Antithetical as it may seem in a nation so politically divided and so proud of its democratic ideals, the U.S. has earned a reputation in recent years for lagging behind most other developed nations in voter turnout. In fact, despite the fact that voting remains one of the most direct ways for us to hold those in power to account and make incremental sociopolitical change, turnout levels have dipped as low as barely 50 percent of eligible voters in some presidential elections of the last 40 years.
2020, though, has a way of flipping long-held practices, beliefs, and systems on their heads—and the remarkably high numbers of votes cast in this year's election may mark one of the few times that's actually been a good thing. According to Michael McDonald, an associate professor of political science at the University of Florida who runs the U.S. Elections Project, voter turnout in 2020 is on track to reach levels we haven't seen since the 1900 presidential race, when William McKinley was up for re-election.
Here's everything we know so far about voter turnout in 2020, including where, exactly, those boosted numbers came from, and how record numbers of early and mail-in votes came into play.
How does voter turnout in 2020 compare to recent years?

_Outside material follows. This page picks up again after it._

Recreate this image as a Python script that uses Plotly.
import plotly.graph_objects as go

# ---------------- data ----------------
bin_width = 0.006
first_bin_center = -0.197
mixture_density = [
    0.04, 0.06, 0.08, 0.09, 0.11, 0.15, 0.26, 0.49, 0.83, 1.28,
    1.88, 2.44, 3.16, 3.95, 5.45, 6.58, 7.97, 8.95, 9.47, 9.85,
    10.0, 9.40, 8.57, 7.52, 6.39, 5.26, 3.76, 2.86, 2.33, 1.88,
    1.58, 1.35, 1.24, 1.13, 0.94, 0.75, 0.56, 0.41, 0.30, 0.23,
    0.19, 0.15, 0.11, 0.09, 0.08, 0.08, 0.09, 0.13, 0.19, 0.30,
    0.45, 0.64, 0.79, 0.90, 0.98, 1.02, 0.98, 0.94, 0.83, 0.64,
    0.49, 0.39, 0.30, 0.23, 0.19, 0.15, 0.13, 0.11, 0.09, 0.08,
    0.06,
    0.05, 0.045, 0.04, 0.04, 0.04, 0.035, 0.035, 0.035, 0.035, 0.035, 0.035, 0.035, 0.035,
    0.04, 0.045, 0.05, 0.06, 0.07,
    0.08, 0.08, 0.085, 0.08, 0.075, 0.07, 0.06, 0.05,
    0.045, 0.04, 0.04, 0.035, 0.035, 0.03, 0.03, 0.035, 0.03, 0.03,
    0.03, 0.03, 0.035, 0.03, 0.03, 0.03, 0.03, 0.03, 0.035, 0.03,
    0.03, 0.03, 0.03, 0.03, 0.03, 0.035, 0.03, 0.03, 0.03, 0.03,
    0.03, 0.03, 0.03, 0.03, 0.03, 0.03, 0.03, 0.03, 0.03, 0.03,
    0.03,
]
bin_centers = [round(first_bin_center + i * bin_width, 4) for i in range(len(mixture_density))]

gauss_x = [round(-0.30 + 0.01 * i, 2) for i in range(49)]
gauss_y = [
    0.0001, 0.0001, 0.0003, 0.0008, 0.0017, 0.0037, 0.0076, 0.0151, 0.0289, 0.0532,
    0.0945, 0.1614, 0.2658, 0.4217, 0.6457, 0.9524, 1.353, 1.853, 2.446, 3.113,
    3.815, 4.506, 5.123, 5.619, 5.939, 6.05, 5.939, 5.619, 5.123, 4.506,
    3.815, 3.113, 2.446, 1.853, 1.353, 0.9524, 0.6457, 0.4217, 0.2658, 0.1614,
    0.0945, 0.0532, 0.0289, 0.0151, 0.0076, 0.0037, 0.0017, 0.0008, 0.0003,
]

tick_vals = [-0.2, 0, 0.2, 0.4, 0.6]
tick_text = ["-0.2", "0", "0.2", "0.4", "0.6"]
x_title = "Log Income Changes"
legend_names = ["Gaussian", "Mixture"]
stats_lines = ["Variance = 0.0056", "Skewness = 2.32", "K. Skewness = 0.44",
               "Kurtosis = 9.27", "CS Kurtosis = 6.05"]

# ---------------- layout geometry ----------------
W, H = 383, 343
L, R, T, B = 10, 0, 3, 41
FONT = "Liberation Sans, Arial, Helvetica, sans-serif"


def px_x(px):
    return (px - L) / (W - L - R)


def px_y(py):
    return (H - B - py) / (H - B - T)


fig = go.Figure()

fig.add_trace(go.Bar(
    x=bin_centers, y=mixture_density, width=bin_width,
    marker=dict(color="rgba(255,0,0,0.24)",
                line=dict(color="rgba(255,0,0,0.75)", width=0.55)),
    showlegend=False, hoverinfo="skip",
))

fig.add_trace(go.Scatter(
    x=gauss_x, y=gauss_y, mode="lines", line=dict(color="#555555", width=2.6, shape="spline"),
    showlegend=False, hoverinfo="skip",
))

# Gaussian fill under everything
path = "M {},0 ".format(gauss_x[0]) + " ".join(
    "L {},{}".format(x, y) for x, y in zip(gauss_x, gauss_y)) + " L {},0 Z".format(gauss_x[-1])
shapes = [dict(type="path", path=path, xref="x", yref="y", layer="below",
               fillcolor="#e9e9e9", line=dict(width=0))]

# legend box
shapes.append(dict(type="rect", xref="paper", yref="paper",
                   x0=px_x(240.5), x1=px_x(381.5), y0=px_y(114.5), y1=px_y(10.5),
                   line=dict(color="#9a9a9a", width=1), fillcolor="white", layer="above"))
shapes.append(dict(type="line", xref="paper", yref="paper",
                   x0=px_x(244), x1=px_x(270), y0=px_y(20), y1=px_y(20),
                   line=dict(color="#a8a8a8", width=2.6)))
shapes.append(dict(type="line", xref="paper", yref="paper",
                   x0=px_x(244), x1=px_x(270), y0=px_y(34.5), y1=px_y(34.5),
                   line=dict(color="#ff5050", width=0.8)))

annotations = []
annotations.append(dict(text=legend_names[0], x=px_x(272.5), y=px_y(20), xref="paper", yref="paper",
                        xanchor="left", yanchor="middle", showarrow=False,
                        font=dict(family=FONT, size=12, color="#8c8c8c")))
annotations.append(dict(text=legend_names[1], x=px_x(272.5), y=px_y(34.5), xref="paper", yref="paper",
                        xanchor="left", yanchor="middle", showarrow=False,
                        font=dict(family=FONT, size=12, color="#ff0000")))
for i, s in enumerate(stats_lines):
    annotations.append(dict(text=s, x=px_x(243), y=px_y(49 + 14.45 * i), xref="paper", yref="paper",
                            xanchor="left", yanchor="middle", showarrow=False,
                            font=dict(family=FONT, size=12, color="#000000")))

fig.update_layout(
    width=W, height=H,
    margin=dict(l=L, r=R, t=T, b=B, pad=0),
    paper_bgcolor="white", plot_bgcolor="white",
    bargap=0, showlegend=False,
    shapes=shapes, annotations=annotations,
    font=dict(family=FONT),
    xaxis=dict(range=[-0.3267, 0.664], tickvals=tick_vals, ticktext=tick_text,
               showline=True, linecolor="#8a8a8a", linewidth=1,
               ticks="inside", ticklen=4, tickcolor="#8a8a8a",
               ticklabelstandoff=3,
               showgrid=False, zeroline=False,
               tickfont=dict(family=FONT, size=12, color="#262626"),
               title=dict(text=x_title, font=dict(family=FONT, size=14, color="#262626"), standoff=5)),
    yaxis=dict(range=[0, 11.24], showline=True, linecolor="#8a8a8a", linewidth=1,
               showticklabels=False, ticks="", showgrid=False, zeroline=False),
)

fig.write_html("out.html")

About 160 million Americans are estimated to have cast their votes this year, bringing voter turnout to more than 66 percent of the nation's 239.2 million eligible voters, according to McDonald's data. This is a significant jump from the last few decades' worth of presidential elections: Turnout has only cracked 60 percent a handful of times since 1968—and just barely, with 2008 clocking the highest turnout in that time period, at 61.6 percent. In 2016, 60.1 percent of eligible voters headed to the ballot boxes.
This year's estimated 66 percent voter turnout rate tops anything we've experienced in the last century. The last time this big of a proportion of eligible Americans took advantage of their right to vote came when massive swaths of the country didn't have that right at all. The 1900 election saw a voter turnout rate of more than 73 percent—nearly two decades before women won the right to vote, and even longer before the landmark Voting Rights Act of 1965 secured protections for BIPOC voters. Interestingly, that 73.7 percent turnout rate in 1900 was actually part of a downward trend in turnout following a peak of almost 83 percent in 1876, per the U.S. Elections Project.

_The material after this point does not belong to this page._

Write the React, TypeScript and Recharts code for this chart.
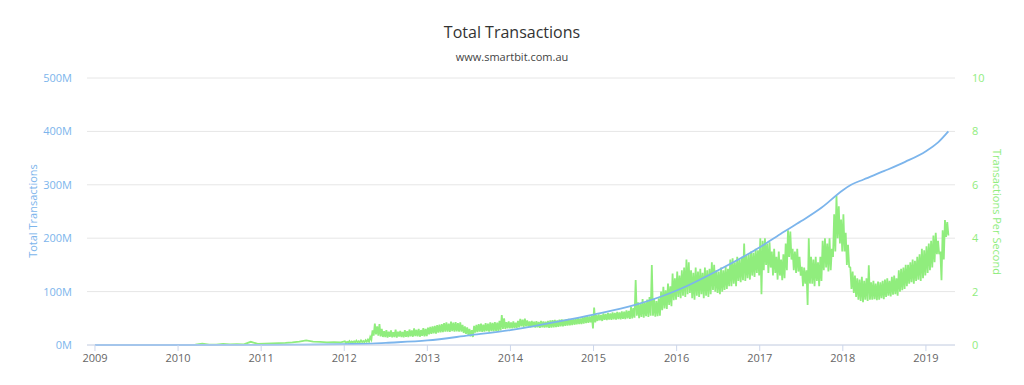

Where did voter turnout see the biggest gains in 2020?
Though we won't have demographic voter data for a while, we do have a good idea of how many people voted in each state. According to Bloomberg News, turnout surged from 2016 levels in 42 states. Of these, Minnesota, Colorado, and New Hampshire reportedly posted the highest individual turnout rates, with 80.7, 77.6, and 76.5 percent, respectively.
The biggest jump was recorded in Hawaii, where turnout grew from about 43 percent of eligible voters in 2016 to more than 56 percent in 2020. Rounding out the rest of the top 10 states that saw the most positive growth from the last presidential election were several battleground states, including Texas, Georgia, Michigan, and Florida, each of which saw turnout growth of more than 8 percentage points.
How did early and mail-in voting affect 2020 turnout?
The ongoing COVID-19 pandemic sent record numbers of Americans looking for alternatives to in-person Election Day voting. As a result, early voting this year (which encompasses mail-in and absentee ballots, as well as in-person voting prior to Nov. 3) shattered all previous records. More than 101 million voters cast their ballots early this year, per U.S. Elections Project data.
That's not only more than double the number of Americans who voted early in 2016, but also a whopping 73 percent of 2016's total turnout, Bloomberg News reports. In fact, the U.S. Elections Project found that early vote counts in Hawaii, Texas, Washington, Oregon, Montana, and Colorado ultimately exceeded each state's total 2016 turnout.
So, why was turnout so high?
It's hard to say what, exactly, prompted 2020's historic levels of voter turnout, but a multitude of factors likely contributed. For one, in spite of COVID-induced USPS slowdowns and a sitting president who attempted to sow doubt in the legitimacy of voting by mail, the increased availability and information about mail-in and absentee ballots made voting simpler than usual for many Americans this year.
This ease of voting probably played a major role in speeding up the steady upward climb we've seen in voter turnout in the years following the 2000 election. As Time notes, that election massively escalated political tensions and polarization, which has led to fewer undecided voters, increased voter mobilization by political parties and advocacy groups, and, therefore, more voters heading to the ballot boxes to support their chosen candidate.
Finally, to put it very simply, far more Americans than usual actually cared about the results of this election. An August 2020 Pew Research poll of registered voters found that 83 percent feel it "really matters" who wins the presidency, with Democrats and Republicans agreeing to an almost identical degree. This number was the highest ever in Pew's 20 years of surveys, and marked yet another sizable jump from 2016, when 74 percent of registered voters said the outcome of Donald Trump and Hillary Clinton's contest mattered. Taking suggestions now for ways to make sure all Americans care just as much about all future elections—since a wholly engaged electorate is the key to a functioning democracy.